• [Material provided]:

● ● ● ● ● ● ●

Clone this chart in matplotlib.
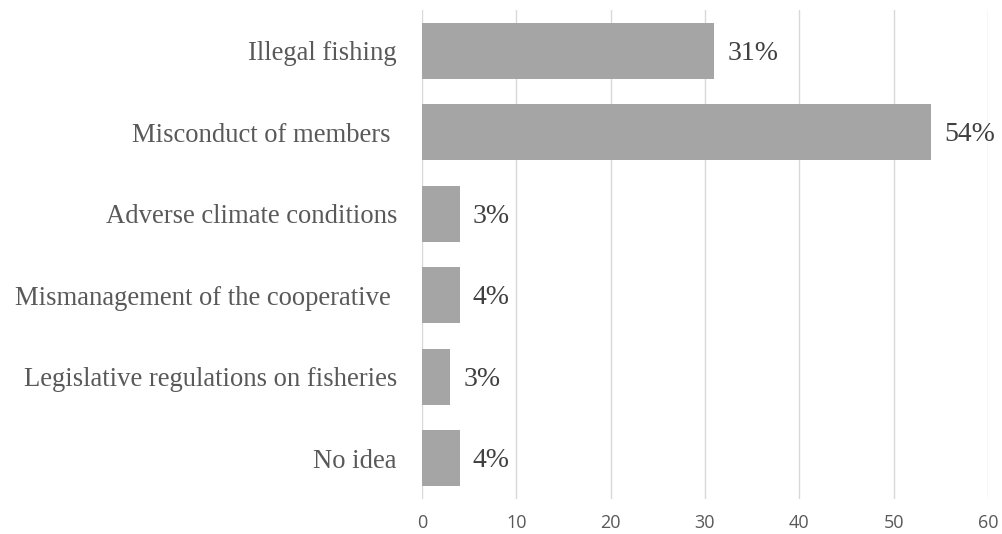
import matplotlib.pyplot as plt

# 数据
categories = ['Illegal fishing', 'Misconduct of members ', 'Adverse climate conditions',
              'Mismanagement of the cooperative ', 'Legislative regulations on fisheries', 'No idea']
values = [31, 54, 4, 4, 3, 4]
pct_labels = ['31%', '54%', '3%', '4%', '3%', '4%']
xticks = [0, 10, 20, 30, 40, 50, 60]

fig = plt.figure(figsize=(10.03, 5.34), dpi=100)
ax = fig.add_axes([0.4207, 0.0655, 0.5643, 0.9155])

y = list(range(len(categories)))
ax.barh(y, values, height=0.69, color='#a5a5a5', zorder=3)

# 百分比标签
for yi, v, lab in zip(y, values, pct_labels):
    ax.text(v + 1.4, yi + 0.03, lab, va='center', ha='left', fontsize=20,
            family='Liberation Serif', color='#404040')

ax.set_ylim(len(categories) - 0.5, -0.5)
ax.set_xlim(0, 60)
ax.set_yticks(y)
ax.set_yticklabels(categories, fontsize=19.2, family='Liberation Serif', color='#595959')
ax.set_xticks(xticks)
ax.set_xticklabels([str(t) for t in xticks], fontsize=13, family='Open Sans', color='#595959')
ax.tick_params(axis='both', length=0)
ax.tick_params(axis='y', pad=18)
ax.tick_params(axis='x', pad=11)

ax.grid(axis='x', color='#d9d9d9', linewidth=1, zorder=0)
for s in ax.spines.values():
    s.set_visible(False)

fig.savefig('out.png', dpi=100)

● ● ● ● ● ● ●

• [Problem details]: Leave out the pictures and restate, word for word, the lines from the top of the data through the line containing "family='Liberation Serif', color='#404040')", both included.

• [Final result]:
Clone this chart in matplotlib.
import matplotlib.pyplot as plt

# 数据
categories = ['Illegal fishing', 'Misconduct of members ', 'Adverse climate conditions',
              'Mismanagement of the cooperative ', 'Legislative regulations on fisheries', 'No idea']
values = [31, 54, 4, 4, 3, 4]
pct_labels = ['31%', '54%', '3%', '4%', '3%', '4%']
xticks = [0, 10, 20, 30, 40, 50, 60]

fig = plt.figure(figsize=(10.03, 5.34), dpi=100)
ax = fig.add_axes([0.4207, 0.0655, 0.5643, 0.9155])

y = list(range(len(categories)))
ax.barh(y, values, height=0.69, color='#a5a5a5', zorder=3)

# 百分比标签
for yi, v, lab in zip(y, values, pct_labels):
    ax.text(v + 1.4, yi + 0.03, lab, va='center', ha='left', fontsize=20,
            family='Liberation Serif', color='#404040')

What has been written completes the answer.